IBM Nvidia DOE Supercomputer
The Department of Energy announced that is has granted $425 million to build two new supercomputers at Oak Ridge National Laboratory and Lawrence Livermore National Laboratories. The systems are part of a broader CORAL initiative which is a collaboration between Oak Ridge, Argonne and Lawrence Livermore. $325 million of that will be spent on the actual supercomputer building while an additional $100 million will be used for the FastForward2 program, which is designed to encourage and enable hardware vendors to increase performance and efficiency for the next generation.
The first supercomputer, to be known as Summit, will be installed at Oak Ridge National Laboratory and will replace the currently existing ‘Titan’ supercomputer which is capable of a peak performance of 27 petaflops. Summit will be capable of delivering between 150 and 300 peak petaflops (PFLOPS) and will be used for ‘open science’. The Sierra supercomputer, designed to replace the existing Sequoia will be used for nuclear security simulations and will be capable of speeds in excess of 100 PFLOPS as well. Both systems will be faster than the world’s fastest supercomputer right now, Tianhe-2 in China, which currently clocks in at 55 PFLOPS of peak performance. Argonne’s hardware win is yet to be announced, but will be unveiled at a later date (UPDATE: the contract for Aurora and Theta went to Intel).

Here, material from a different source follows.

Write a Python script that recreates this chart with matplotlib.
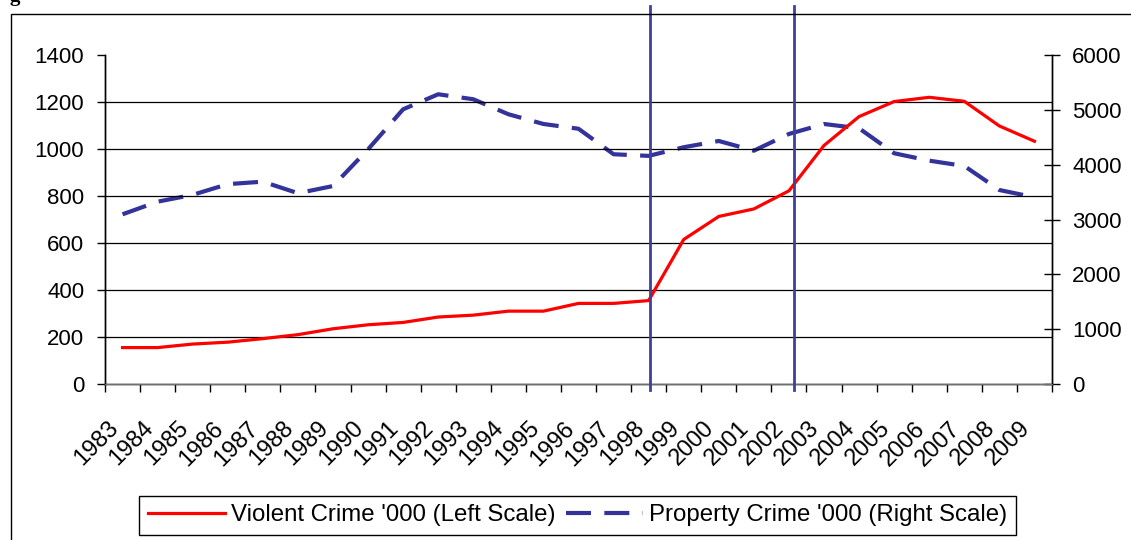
import matplotlib
matplotlib.use("Agg")
import matplotlib.pyplot as plt
import matplotlib.patches as mpatches
import matplotlib.transforms as mtransforms

plt.rcParams['font.family'] = ['Liberation Sans', 'DejaVu Sans']

years = [str(y) for y in range(1983, 2010)]
violent = [155, 155, 170, 178, 193, 210, 235, 252, 262, 285, 293, 310, 310, 343,
           343, 355, 615, 713, 745, 822, 1015, 1138, 1202, 1220, 1203, 1098, 1033]
property_crime = [3095, 3325, 3450, 3645, 3690, 3480, 3610, 4280, 5010, 5284, 5193,
                  4920, 4742, 4655, 4190, 4160, 4318, 4432, 4255, 4560, 4742, 4663,
                  4208, 4073, 3976, 3538, 3405]
left_ticks = [0, 200, 400, 600, 800, 1000, 1200, 1400]
right_ticks = [0, 1000, 2000, 3000, 4000, 5000, 6000]
event_pos = [15.04, 19.15]

fig = plt.figure(figsize=(11.31, 5.40), dpi=100)
ax = fig.add_axes([105 / 1131, 1 - 384 / 540, 947 / 1131, 329 / 540])
ax2 = ax.twinx()

x = list(range(len(years)))
red_line, = ax.plot(x, violent, color='#FF0000', lw=2.3, zorder=5,
                    label="Violent Crime '000 (Left Scale)")
blue_line, = ax2.plot(x, property_crime, color='#333399', lw=3.0, dashes=(6, 3.2),
                      label="Property Crime '000 (Right Scale)")

ax.set_xlim(-0.5, len(years) - 0.5)
ax.set_ylim(0, 1400)
ax2.set_ylim(0, 6000)

# gridlines from the left axis
for v in left_ticks[1:-1]:
    ax.axhline(v, color='black', lw=0.9, zorder=1)

for xp in event_pos:
    ax.axvline(xp, ymin=-0.018, ymax=1.15, color='#3F3F9F', lw=2.0, clip_on=False, zorder=6)

ax.set_yticks(left_ticks)
ax.set_yticklabels([str(v) for v in left_ticks])
ax2.set_yticks(right_ticks)
ax2.set_yticklabels([str(v) for v in right_ticks])

ax.set_xticks(x)
ax.set_xticklabels(years, rotation=45, ha='right')
ax.set_xticks([i - 0.5 for i in range(len(years) + 1)], minor=True)
ax.tick_params(axis='x', which='major', length=0, pad=24, labelsize=17)
ax.tick_params(axis='x', which='minor', length=6, width=1, direction='out')
off = mtransforms.ScaledTranslation(0.0, 0, fig.dpi_scale_trans)
for lab in ax.get_xticklabels():
    lab.set_transform(lab.get_transform() + off)

ax.tick_params(axis='y', length=6, width=1, direction='out', pad=9, labelsize=16)
ax2.tick_params(axis='y', length=11, width=1, direction='inout', pad=9, labelsize=16)

for a in (ax, ax2):
    a.spines['top'].set_visible(False)
    for s in ('left', 'right', 'bottom'):
        a.spines[s].set_linewidth(1)
        a.spines[s].set_color('black')
ax.spines['bottom'].set_color('#707070')
ax.patch.set_visible(False)
ax.set_zorder(ax2.get_zorder() + 1)

leg = fig.legend(handles=[red_line, blue_line], loc='center', ncol=2,
                 bbox_to_anchor=(577.5 / 1131, 1 - 515.5 / 540),
                 fontsize=17.3, handlelength=3.2, handletextpad=0.25,
                 columnspacing=0.45, borderpad=0.35, fancybox=False,
                 edgecolor='black', framealpha=1)
leg.get_frame().set_linewidth(1)

# outer chart frame (cut by the picture edge on the right and bottom)
fig.patches.append(mpatches.Rectangle((11 / 1131, -0.2), 2, 1.2 - 14 / 540,
                                      transform=fig.transFigure, fill=False,
                                      edgecolor='black', lw=1))
fig.text(9 / 1131, 1 - 1 / 540, "g", fontsize=15, fontweight='bold',
         family='Liberation Serif', va='baseline')

fig.savefig("out.png", dpi=100)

In order to achieve this level of performance, the laboratories participating in the CORAL initiative are harnessing the power of IBM’s (NYSE: IBM) Power 9 architecture CPUs and Nvidia’s (NASDAQ:NVDA) yet-t0-be-announced Volta GPUs. This means that since this machine is expected to come online in 2017, that we can very likely expect to see Volta GPUs in 2017. The project will use Mellanox’s interconnect technologies to connect the systems together, but in order to connect the GPU to the CPU, they will be using Nvidia’s own NVLink GPU interconnect. NVLink is Nvidia’s own proprietary interconnect specifically designed to increase the communication speed between GPUs and Nvidia is working with IBM to get this interconnect embedded directly into the IBM Power CPUs that will be powering these different supercomputer designs. Additionally, the Summit supercomputer will also be using IBM’s own IBM Elastic Storage using GPFS technology and will store 120 petabytes of data.
The system as a whole, Summit, will only use 10% more power than Titan but will deliver approximately 5-10 the performance of Titan, illustrating where supercomputer designs are headed and how the Department of Energy is really trying to drive high performance increases while also promoting energy efficiency. The expected performance for Summit has already been stated to be between 150 and 300 petaflops, however, this is thanks to over 3400 compute nodes, each delivering 40 teraflops of performance alone. Each node will consist of IBM Power 9 CPU(s) and Nvidia Volta GPU(s), unfortunately we do not know if each node will be a dual processor node or how many GPUs will fit into each node, but the expectation would be a dual processor node with at least 2 GPUs per node.
This hardware win for IBM and Nvidia is a huge one because it illustrates that the OpenPOWER partnership between the two companies is working and that it can enable IBM to ship more CPUs. This is a very big deal for IBM and Nvidia because this is the first supercomputer in the US in a long time that will be built without either Intel or AMD CPUs. It also means that Nvidia will finally make use of NVLink, which they announced will be coming out with the Pascal GPU, the predecessor to Volta. Nvidia has already said we can expect to see Pascal in 2016, which means the transition from Pascal to Volta will be a fairly quick one.
The Department of Energy has stated that the whole purpose of these new supercomputer designs is to enable exascale computing. Both Coral and FastForward2 are supposed to enable hardware manufacturers to help their customers build efficient and powerful suptercomputers capable of over 1 exaflop (or 1000 petaflops). And if they can get the Summit supercomputer to 300 petaflops, that’s going to be a huge step forward to achieving exascale computing and an exaflop supercomputer.